Savage prodded at her split lip again. ‘Course, we couldn’t tell Aiden’s mother any of that. We’re banging our heads against the Crown Office, but far as she’s concerned it looks like we’re doing sod-all to find her son and catch the guy who killed her husband.’
‘So what happened with Fred Marshall?’
‘It really weighed on Ding-Dong. We were a good team, you know? And now he can’t get it out of his head: he can’t sleep, he’s stressed all the time…’ Another shrug. ‘Then Ding-Dong’s whole personality changes. He’s jumpy, nervous, irritable. Shouting at you for no reason.’
She stared at the tabletop. Shook her head.
Somewhere in the station, that phone started ringing again.
‘He… He came to my house … about two in the morning. Told me I was to look after his wife. That I had to protect her from the press and the rest of the vermin. And that was the last time I saw him.’ Savage cleared her throat. ‘Until I had to ID his body in the mortuary.’

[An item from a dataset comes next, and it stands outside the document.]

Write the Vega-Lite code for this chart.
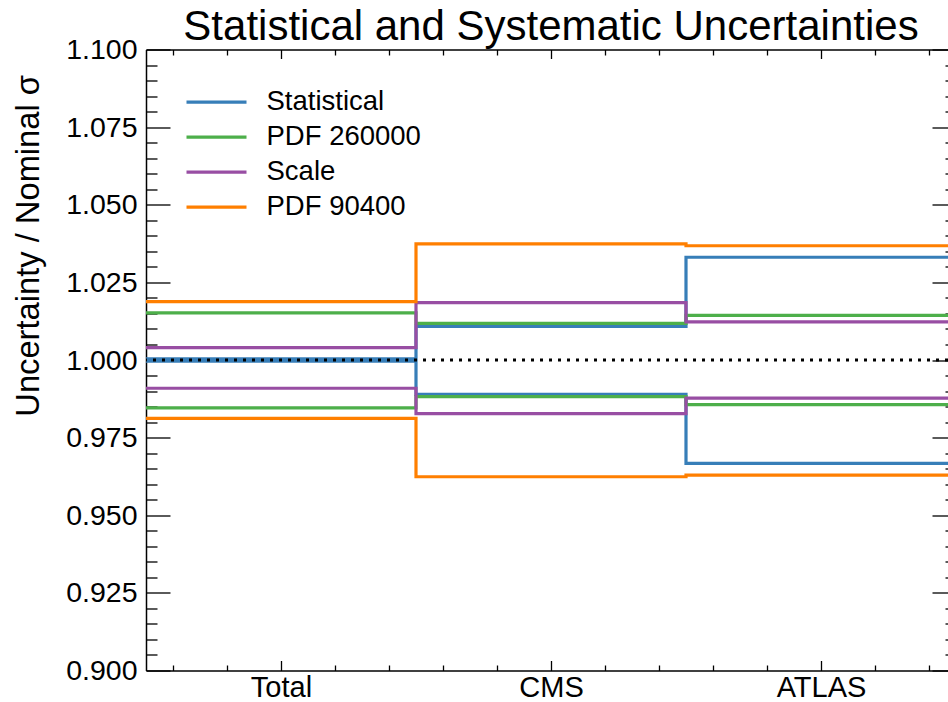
{
  "$schema": "https://vega.github.io/schema/vega-lite/v6.json",
  "width": 802,
  "height": 621,
  "autosize": {"type": "none"},
  "padding": {"left": 146, "top": 49.5, "right": 0, "bottom": 31.5},
  "background": "white",
  "config": {
    "view": {"stroke": null},
    "font": "Liberation Sans",
    "axis": {
      "grid": false,
      "domainColor": "black",
      "tickColor": "black",
      "labelColor": "black",
      "titleColor": "black",
      "labelFont": "Liberation Sans",
      "titleFont": "Liberation Sans",
      "domainWidth": 1.5,
      "tickWidth": 1.3,
      "labelFlush": false,
      "labelOverlap": false
    }
  },
  "title": {
    "text": "Statistical and Systematic Uncertainties",
    "fontSize": 42,
    "font": "Liberation Sans",
    "fontWeight": "normal",
    "color": "black",
    "anchor": "middle",
    "baseline": "alphabetic",
    "offset": 0,
    "dy": 46.5,
    "dx": 4
  },
  "datasets": {
    "unc": [
      {"series": "Statistical", "bound": "up", "edge": 0, "value": 1.0004},
      {"series": "Statistical", "bound": "up", "edge": 1, "value": 1.0108},
      {"series": "Statistical", "bound": "up", "edge": 2, "value": 1.0331},
      {"series": "Statistical", "bound": "up", "edge": 3, "value": 1.0331},
      {"series": "Statistical", "bound": "down", "edge": 0, "value": 0.9996},
      {"series": "Statistical", "bound": "down", "edge": 1, "value": 0.9889},
      {"series": "Statistical", "bound": "down", "edge": 2, "value": 0.9667},
      {"series": "Statistical", "bound": "down", "edge": 3, "value": 0.9667},
      {"series": "PDF 260000", "bound": "up", "edge": 0, "value": 1.0152},
      {"series": "PDF 260000", "bound": "up", "edge": 1, "value": 1.0118},
      {"series": "PDF 260000", "bound": "up", "edge": 2, "value": 1.0144},
      {"series": "PDF 260000", "bound": "up", "edge": 3, "value": 1.0144},
      {"series": "PDF 260000", "bound": "down", "edge": 0, "value": 0.9846},
      {"series": "PDF 260000", "bound": "down", "edge": 1, "value": 0.9882},
      {"series": "PDF 260000", "bound": "down", "edge": 2, "value": 0.9856},
      {"series": "PDF 260000", "bound": "down", "edge": 3, "value": 0.9856},
      {"series": "Scale", "bound": "up", "edge": 0, "value": 1.0040},
      {"series": "Scale", "bound": "up", "edge": 1, "value": 1.0185},
      {"series": "Scale", "bound": "up", "edge": 2, "value": 1.0123},
      {"series": "Scale", "bound": "up", "edge": 3, "value": 1.0123},
      {"series": "Scale", "bound": "down", "edge": 0, "value": 0.9909},
      {"series": "Scale", "bound": "down", "edge": 1, "value": 0.9827},
      {"series": "Scale", "bound": "down", "edge": 2, "value": 0.9877},
      {"series": "Scale", "bound": "down", "edge": 3, "value": 0.9877},
      {"series": "PDF 90400", "bound": "up", "edge": 0, "value": 1.0188},
      {"series": "PDF 90400", "bound": "up", "edge": 1, "value": 1.0374},
      {"series": "PDF 90400", "bound": "up", "edge": 2, "value": 1.0368},
      {"series": "PDF 90400", "bound": "up", "edge": 3, "value": 1.0368},
      {"series": "PDF 90400", "bound": "down", "edge": 0, "value": 0.9812},
      {"series": "PDF 90400", "bound": "down", "edge": 1, "value": 0.9624},
      {"series": "PDF 90400", "bound": "down", "edge": 2, "value": 0.9629},
      {"series": "PDF 90400", "bound": "down", "edge": 3, "value": 0.9629}
    ]
  },
  "layer": [
    {
      "data": {"name": "unc"},
      "mark": {"type": "line", "interpolate": "step-after", "strokeWidth": 3.2, "clip": true},
      "encoding": {
        "x": {
          "field": "edge",
          "type": "quantitative",
          "scale": {"domain": [0, 2.9704], "nice": false, "zero": false},
          "axis": {
            "orient": "bottom",
            "values": [0.5, 1.5, 2.5],
            "labelExpr": "datum.value < 1 ? 'Total' : datum.value < 2 ? 'CMS' : 'ATLAS'",
            "tickSize": -10,
            "labelFontSize": 29,
            "labelPadding": 12.5,
            "title": null,
            "domain": true
          }
        },
        "y": {
          "field": "value",
          "type": "quantitative",
          "scale": {"domain": [0.9, 1.1], "nice": false, "zero": false},
          "axis": {
            "orient": "left",
            "values": [0.9, 0.925, 0.95, 0.975, 1.0, 1.025, 1.05, 1.075, 1.1],
            "format": ".3f",
            "tickSize": -24,
            "labelFontSize": 28.5,
            "labelPadding": 33,
            "domain": true,
            "title": "Uncertainty / Nominal σ",
            "titleFontSize": 32.7,
            "titleFontWeight": "normal",
            "titleAnchor": "end",
            "titleAngle": -90,
            "titleAlign": "right",
            "titleBaseline": "middle",
            "titleX": -118,
            "titleY": 25
          }
        },
        "color": {
          "field": "series",
          "type": "nominal",
          "scale": {
            "domain": ["Statistical", "PDF 260000", "Scale", "PDF 90400"],
            "range": ["#377eb8", "#4daf4a", "#984ea3", "#ff7f00"]
          },
          "legend": {
            "title": null,
            "orient": "none",
            "legendX": 38.5,
            "legendY": 35.5,
            "symbolType": "stroke",
            "symbolSize": 3600,
            "symbolStrokeWidth": 3.2,
            "labelFontSize": 27.5,
            "labelFont": "Liberation Sans",
            "labelColor": "black",
            "labelOffset": 18,
            "clipHeight": 34.4,
            "rowPadding": 0,
            "padding": 0,
            "labelLimit": 400
          }
        },
        "detail": {"field": "bound"}
      }
    },
    {
      "data": {"values": [{}]},
      "mark": {"type": "rule", "strokeDash": [3, 6], "strokeWidth": 3, "color": "black"},
      "encoding": {
        "y": {
          "datum": 1,
          "type": "quantitative",
          "axis": {
            "orient": "left",
            "values": [0.905, 0.91, 0.915, 0.92, 0.93, 0.935, 0.94, 0.945, 0.955, 0.96, 0.965, 0.97, 0.98, 0.985, 0.99, 0.995, 1.005, 1.01, 1.015, 1.02, 1.03, 1.035, 1.04, 1.045, 1.055, 1.06, 1.065, 1.07, 1.08, 1.085, 1.09, 1.095],
            "labels": false,
            "tickSize": -11,
            "domain": false,
            "title": null
          }
        }
      }
    },
    {
      "data": {"values": [{}]},
      "mark": {"type": "point", "opacity": 0},
      "encoding": {
        "x": {
          "datum": 0,
          "type": "quantitative",
          "axis": {
            "orient": "bottom",
            "values": [0.1, 0.3, 0.7, 0.9, 1.1, 1.3, 1.7, 1.9, 2.1, 2.3, 2.7, 2.9],
            "labels": false,
            "tickSize": -5.5,
            "domain": false,
            "title": null
          }
        },
        "y": {
          "datum": 1,
          "type": "quantitative",
          "axis": {
            "orient": "right",
            "values": [0.9, 0.925, 0.95, 0.975, 1.0, 1.025, 1.05, 1.075, 1.1],
            "labels": false,
            "tickSize": -16,
            "domain": false,
            "title": null
          }
        }
      }
    },
    {
      "data": {"values": [{}]},
      "mark": {"type": "point", "opacity": 0},
      "encoding": {
        "x": {
          "datum": 0,
          "type": "quantitative",
          "axis": {
            "orient": "top",
            "values": [0.5, 1.5, 2.5],
            "labels": false,
            "tickSize": -9,
            "domain": true,
            "title": null
          }
        },
        "y": {
          "datum": 1,
          "type": "quantitative",
          "axis": {
            "orient": "right",
            "values": [0.905, 0.91, 0.915, 0.92, 0.93, 0.935, 0.94, 0.945, 0.955, 0.96, 0.965, 0.97, 0.98, 0.985, 0.99, 0.995, 1.005, 1.01, 1.015, 1.02, 1.03, 1.035, 1.04, 1.045, 1.055, 1.06, 1.065, 1.07, 1.08, 1.085, 1.09, 1.095],
            "labels": false,
            "tickSize": -3,
            "domain": false,
            "title": null
          }
        }
      }
    },
    {
      "data": {"values": [{}]},
      "mark": {"type": "point", "opacity": 0},
      "encoding": {
        "x": {
          "datum": 0,
          "type": "quantitative",
          "axis": {
            "orient": "top",
            "values": [0.1, 0.3, 0.7, 0.9, 1.1, 1.3, 1.7, 1.9, 2.1, 2.3, 2.7, 2.9],
            "labels": false,
            "tickSize": -5.5,
            "domain": false,
            "title": null
          }
        }
      }
    }
  ],
  "resolve": {"axis": {"x": "independent", "y": "independent"}}
}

She shook her head. Blinked. Wiped at her eyes. Huffed out a breath. ‘Anyway… Nothing we can do about it now, is there?’
‘You ID’d the body?’
‘What was left of it. According to the IB, he rigged the caravan to burn before sticking a shotgun in his mouth. The whole thing went up like a firelighter.’ Deep breath. ‘The smell was… Yeah.’
Logan let the silence stretch.
The station phone went quiet for a couple of seconds, then launched into its monotonous cry for attention again.
Savage shook her head. ‘Couldn’t get any usable DNA off the remains – you know what it’s like when you cook everything.’ She shuddered. ‘Had to do it from his possessions: rings, watch, wallet. But we had his car at the scene, the suicide notes, what was left of his dad’s shotgun; even managed to lift some of Ding-Dong’s prints off the caravan…’ Savage’s eyes narrowed. ‘You still haven’t explained: why the sudden interest?’
Logan fished out the teabag and sloshed in a glug of milk. Added two sugars and stirred. ‘Did you ever think he was involved in something? Maybe got in over his head?’
‘Ding-Dong? No. He was a good cop. Most honest guy I’ve ever worked with.’
‘Hmmm…’ He handed her the mug of hot sweet tea. ‘I might have some bad news for you.’